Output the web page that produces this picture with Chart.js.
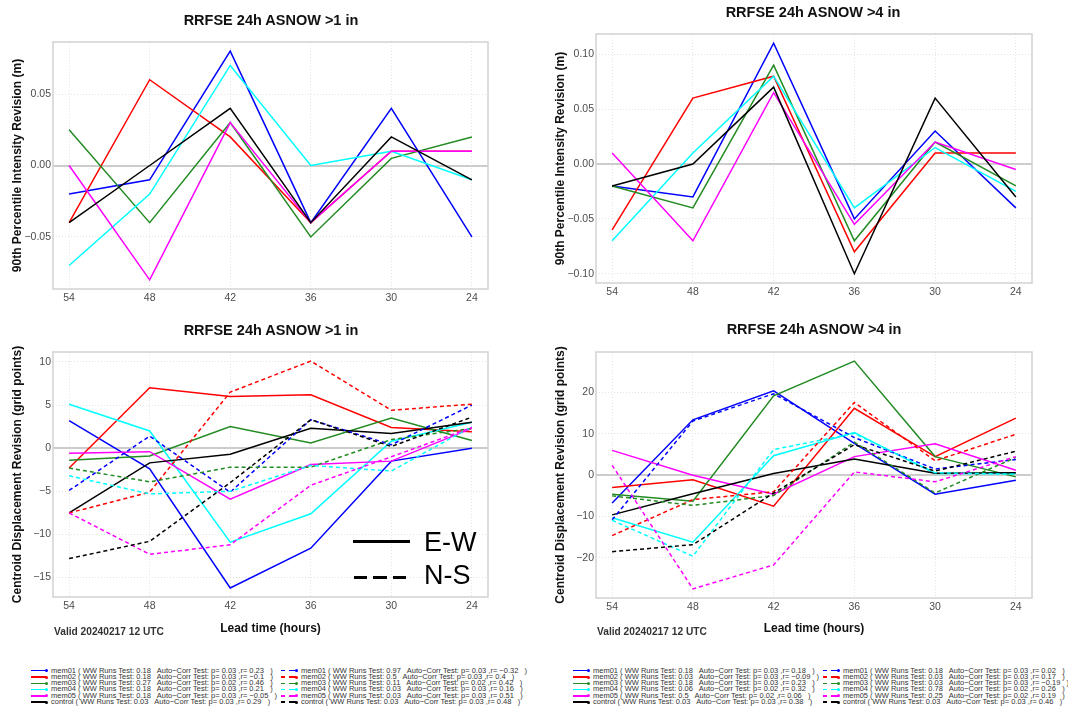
<!DOCTYPE html>
<html>
<head>
<meta charset="utf-8">
<title>RRFSE 24h ASNOW revisions</title>
<script src="https://cdn.jsdelivr.net/npm/chart.js@4.4.1/dist/chart.umd.min.js"></script>
<style>
  body { margin: 0; background: #fff; font-family: "Liberation Sans", Arial, sans-serif; }
  #page { position: relative; width: 1068px; height: 711px; overflow: hidden; background: #fff; }
  #page canvas { position: absolute; }
  .ttl { position: absolute; width: 400px; text-align: center; font-weight: bold; font-size: 14.5px; line-height: 14.5px; color: #111; white-space: nowrap; }
  .valid { position: absolute; font-weight: bold; font-size: 10.2px; line-height: 10.2px; color: #333; white-space: nowrap; }
  .dirtxt { position: absolute; font-size: 27px; line-height: 27px; color: #000; white-space: nowrap; }
  .seg { position: absolute; background: #000; }
  .leg { position: absolute; font-size: 7.5px; line-height: 6.3px; color: #333; white-space: pre; }
  .dot { position: absolute; width: 3px; height: 3px; border-radius: 50%; }
</style>
</head>
<body>
<div id="page">
  <canvas id="intGt1" width="534" height="310" style="left:0;top:0"></canvas>
  <canvas id="intGt4" width="534" height="310" style="left:534px;top:0"></canvas>
  <canvas id="cenGt1" width="534" height="340" style="left:0;top:310px"></canvas>
  <canvas id="cenGt4" width="534" height="340" style="left:534px;top:310px"></canvas>

  <div class="ttl" style="left:71px;top:13px">RRFSE 24h ASNOW &gt;1 in</div>
  <div class="ttl" style="left:613px;top:5px">RRFSE 24h ASNOW &gt;4 in</div>
  <div class="ttl" style="left:71px;top:323px">RRFSE 24h ASNOW &gt;1 in</div>
  <div class="ttl" style="left:614px;top:322px">RRFSE 24h ASNOW &gt;4 in</div>

  <div class="valid" style="left:54px;top:627px">Valid 20240217 12 UTC</div>
  <div class="valid" style="left:597px;top:627px">Valid 20240217 12 UTC</div>

  <!-- line style key -->
  <div class="seg" style="left:353px;top:540px;width:57px;height:3px"></div>
  <div class="seg" style="left:354px;top:576px;width:13px;height:3px"></div>
  <div class="seg" style="left:373px;top:576px;width:14px;height:3px"></div>
  <div class="seg" style="left:393px;top:576px;width:13px;height:3px"></div>
  <div class="dirtxt" style="left:424px;top:529px">E-W</div>
  <div class="dirtxt" style="left:424px;top:562px">N-S</div>

  <div id="legend"></div>
</div>

<script>
Chart.defaults.font.family = '"Liberation Sans", Arial, sans-serif';

const leadHours = [54, 48, 42, 36, 30, 24];
const members = ['mem01', 'mem02', 'mem03', 'mem04', 'mem05', 'control'];
const memberColors = ['#0000ff', '#ff0000', '#228b22', '#00ffff', '#ff00ff', '#000000'];

// 90th percentile intensity revision (m), rows follow members
const intensityGt1 = [
  [-0.02, -0.01, 0.08, -0.04, 0.04, -0.05],
  [-0.04, 0.06, 0.02, -0.04, 0.01, 0.01],
  [0.025, -0.04, 0.03, -0.05, 0.005, 0.02],
  [-0.07, -0.02, 0.07, 0.0, 0.01, -0.01],
  [0.0, -0.08, 0.03, -0.04, 0.01, 0.01],
  [-0.04, 0.0, 0.04, -0.04, 0.02, -0.01]
];
const intensityGt4 = [
  [-0.02, -0.03, 0.11, -0.05, 0.03, -0.04],
  [-0.06, 0.06, 0.08, -0.08, 0.01, 0.01],
  [-0.02, -0.04, 0.09, -0.07, 0.02, -0.02],
  [-0.07, 0.01, 0.08, -0.04, 0.015, -0.025],
  [0.01, -0.07, 0.065, -0.055, 0.02, -0.005],
  [-0.02, 0.0, 0.07, -0.10, 0.06, -0.03]
];

// centroid displacement revision (grid points)
const centroidEwGt1 = [
  [3.2, -2.4, -16.2, -11.6, -1.5, 0.0],
  [-2.3, 7.0, 6.0, 6.2, 2.4, 1.9],
  [-1.4, -0.9, 2.5, 0.6, 3.5, 0.9],
  [5.1, 2.0, -10.9, -7.6, 0.8, 3.0],
  [-0.6, -0.4, -5.9, -1.9, -1.5, 2.3],
  [-7.5, -1.7, -0.7, 2.3, 1.7, 3.0]
];
const centroidNsGt1 = [
  [-4.9, 1.4, -5.1, 3.3, 0.4, 5.0],
  [-7.5, -5.1, 6.5, 10.1, 4.4, 5.1],
  [-2.3, -3.9, -2.2, -2.2, 1.0, 2.3],
  [-3.2, -5.3, -5.0, -2.0, -2.65, 2.5],
  [-7.5, -12.3, -11.2, -4.3, -1.0, 2.4],
  [-12.8, -10.8, -4.0, 3.3, 0.2, 3.6]
];
const centroidEwGt4 = [
  [-6.7, 13.4, 20.4, 7.7, -4.6, -1.2],
  [-3.0, -1.1, -7.5, 16.2, 4.5, 13.8],
  [-4.6, -6.3, 19.2, 27.6, 4.5, -0.4],
  [-10.3, -16.2, 4.7, 10.3, 0.4, 0.4],
  [6.0, 0.0, -4.6, 4.5, 7.6, 1.2],
  [-9.6, -4.5, 0.4, 3.9, 0.5, 0.6]
];
const centroidNsGt4 = [
  [-10.8, 13.1, 19.7, 9.1, 1.5, 3.8],
  [-14.6, -5.9, -4.0, 17.6, 3.5, 9.9],
  [-5.0, -7.3, -4.9, 8.0, -4.3, 4.3],
  [-10.9, -19.6, 6.2, 10.1, 0.6, 0.2],
  [2.4, -27.5, -21.7, 0.8, -1.6, 4.5],
  [-18.5, -16.8, -4.3, 7.4, 1.0, 5.8]
];

// run-test statistics shown in the key under each column
const wwEwGt1 = ['0.18', '0.18', '0.27', '0.18', '0.18', '0.03'];
const pEwGt1 = ['0.03', '0.03', '0.02', '0.03', '0.03', '0.03'];
const rEwGt1 = ['0.23', '−0.1', '0.46', '0.21', '−0.05', '0.29'];
const wwNsGt1 = ['0.97', '0.5', '0.11', '0.03', '0.03', '0.03'];
const pNsGt1 = ['0.03', '0.03', '0.02', '0.03', '0.03', '0.03'];
const rNsGt1 = ['−0.32', '0.4', '0.42', '0.16', '0.51', '0.48'];
const wwEwGt4 = ['0.18', '0.03', '0.18', '0.06', '0.5', '0.03'];
const pEwGt4 = ['0.03', '0.03', '0.03', '0.02', '0.02', '0.03'];
const rEwGt4 = ['0.18', '−0.09', '0.23', '0.32', '0.06', '0.38'];
const wwNsGt4 = ['0.18', '0.03', '0.03', '0.78', '0.25', '0.03'];
const pNsGt4 = ['0.03', '0.03', '0.03', '0.02', '0.02', '0.03'];
const rNsGt4 = ['0.02', '0.17', '−0.19', '0.26', '0.19', '0.46'];

// R-style axis range: data range stretched by 4% on each side
function rRange(rows) {
  const all = [].concat(...rows);
  const lo = Math.min(...all), hi = Math.max(...all);
  const pad = (hi - lo) * 0.04;
  return [lo - pad, hi + pad];
}

function lineSets(rows, dashed) {
  return rows.map((vals, i) => ({
    label: members[i] + (dashed ? ' N-S' : ' E-W'),
    data: vals.map((v, j) => ({ x: leadHours[j], y: v })),
    borderColor: memberColors[i],
    borderWidth: 1.5,
    borderDash: dashed ? [4, 3] : [],
    pointRadius: 0,
    fill: false,
    tension: 0
  }));
}

const isZero = c => c.tick && Math.abs(c.tick.value) < 1e-9;
const minus = v => (v < -1e-9 ? '−' : '');

// light frame round the plotting region
const frameBox = {
  id: 'frameBox',
  beforeDatasetsDraw(chart) {
    const { ctx, chartArea: a } = chart;
    ctx.save();
    ctx.strokeStyle = '#d2d2d2';
    ctx.lineWidth = 1.5;
    ctx.strokeRect(a.left, a.top, a.right - a.left, a.bottom - a.top);
    ctx.restore();
  }
};

function makeChart(id, o) {
  const xSpan = (leadHours[0] - leadHours[leadHours.length - 1]) * 0.04;
  return new Chart(document.getElementById(id), {
    type: 'line',
    data: { datasets: o.datasets.slice().reverse() },
    options: {
      responsive: false,
      animation: false,
      events: [],
      layout: { padding: { left: 0, right: o.right, top: o.top, bottom: 0 } },
      plugins: { legend: { display: false }, tooltip: { enabled: false } },
      scales: {
        x: {
          type: 'linear',
          reverse: true,
          min: leadHours[leadHours.length - 1] - xSpan,
          max: leadHours[0] + xSpan,
          ticks: { stepSize: 6, includeBounds: false, padding: 3, color: '#4d4d4d', font: { size: 10.5 } },
          grid: { drawTicks: false, color: '#e4e4e4', lineWidth: 1 },
          border: { display: false, dash: [1, 2] },
          title: {
            display: !!o.xTitle,
            text: o.xTitle || '',
            color: '#111',
            font: { size: 12, weight: 'bold' },
            padding: { top: 0, bottom: 13.8 }
          },
          afterFit: s => { s.height = o.xHeight; }
        },
        y: {
          min: o.range[0],
          max: o.range[1],
          ticks: {
            stepSize: o.step,
            includeBounds: false,
            padding: 2,
            color: '#4d4d4d',
            font: { size: 10.5 },
            callback: v => minus(v) + Math.abs(v).toFixed(o.digits)
          },
          grid: {
            drawTicks: false,
            color: c => isZero(c) ? '#cccccc' : '#e4e4e4',
            lineWidth: c => isZero(c) ? 2 : 1
          },
          border: { display: false, dash: c => isZero(c) ? [] : [1, 2] },
          title: {
            display: true,
            text: o.yTitle,
            color: '#111',
            font: { size: 12, weight: 'bold' },
            padding: { top: o.yTitlePad, bottom: 0 }
          },
          afterFit: s => { s.width = o.yWidth; }
        }
      }
    },
    plugins: [frameBox]
  });
}

makeChart('intGt1', {
  datasets: lineSets(intensityGt1, false),
  range: rRange(intensityGt1), step: 0.05, digits: 2,
  yTitle: '90th Percentile Intensity Revision (m)',
  right: 46, top: 42, yWidth: 53, xHeight: 21, yTitlePad: 10.8
});

makeChart('intGt4', {
  datasets: lineSets(intensityGt4, false),
  range: rRange(intensityGt4), step: 0.05, digits: 2,
  yTitle: '90th Percentile Intensity Revision (m)',
  right: 36, top: 34, yWidth: 62, xHeight: 27, yTitlePad: 19.5
});

makeChart('cenGt1', {
  datasets: lineSets(centroidEwGt1, false).concat(lineSets(centroidNsGt1, true)),
  range: rRange(centroidEwGt1.concat(centroidNsGt1)), step: 5, digits: 0,
  yTitle: 'Centroid Displacement Revision (grid points)',
  xTitle: 'Lead time (hours)',
  right: 46, top: 42, yWidth: 53, xHeight: 53, yTitlePad: 10.8
});

makeChart('cenGt4', {
  datasets: lineSets(centroidEwGt4, false).concat(lineSets(centroidNsGt4, true)),
  range: rRange(centroidEwGt4.concat(centroidNsGt4)), step: 10, digits: 0,
  yTitle: 'Centroid Displacement Revision (grid points)',
  xTitle: 'Lead time (hours)',
  right: 36, top: 42, yWidth: 62, xHeight: 52, yTitlePad: 19.5
});

// key rows under the bottom panels
const legend = document.getElementById('legend');

function addDiv(cls, style, text) {
  const d = document.createElement('div');
  d.className = cls;
  Object.assign(d.style, style);
  if (text) d.textContent = text;
  legend.appendChild(d);
}

function keyColumn(x0, dashed, ww, p, r) {
  members.forEach((m, i) => {
    const cy = 670.7 + i * 6.3;
    const col = memberColors[i];
    if (dashed) {
      addDiv('seg', { left: x0 + 'px', top: (cy - 0.75) + 'px', width: '4px', height: '1.5px', background: col });
      addDiv('seg', { left: (x0 + 8) + 'px', top: (cy - 0.75) + 'px', width: '7px', height: '1.5px', background: col });
    } else {
      addDiv('seg', { left: x0 + 'px', top: (cy - 0.75) + 'px', width: '15px', height: '1.5px', background: col });
    }
    addDiv('dot', { left: (x0 + 14) + 'px', top: (cy - 1.5) + 'px', background: col });
    const txt = m + ' ( WW Runs Test: ' + ww[i] + '   Auto−Corr Test: p= ' + p[i] + ' ,r= ' + r[i] + '   )';
    addDiv('leg', { left: (x0 + 20) + 'px', top: (cy - 3.2) + 'px' }, txt);
  });
}

keyColumn(31, false, wwEwGt1, pEwGt1, rEwGt1);
keyColumn(281, true, wwNsGt1, pNsGt1, rNsGt1);
keyColumn(573, false, wwEwGt4, pEwGt4, rEwGt4);
keyColumn(823, true, wwNsGt4, pNsGt4, rNsGt4);
</script>
</body>
</html>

--------------------

Go through the listing above and pull out each line containing the word "page".

• [Expected output]
Output the web page that produces this picture with Chart.js.
  #page { position: relative; width: 1068px; height: 711px; overflow: hidden; background: #fff; }
  #page canvas { position: absolute; }
<div id="page">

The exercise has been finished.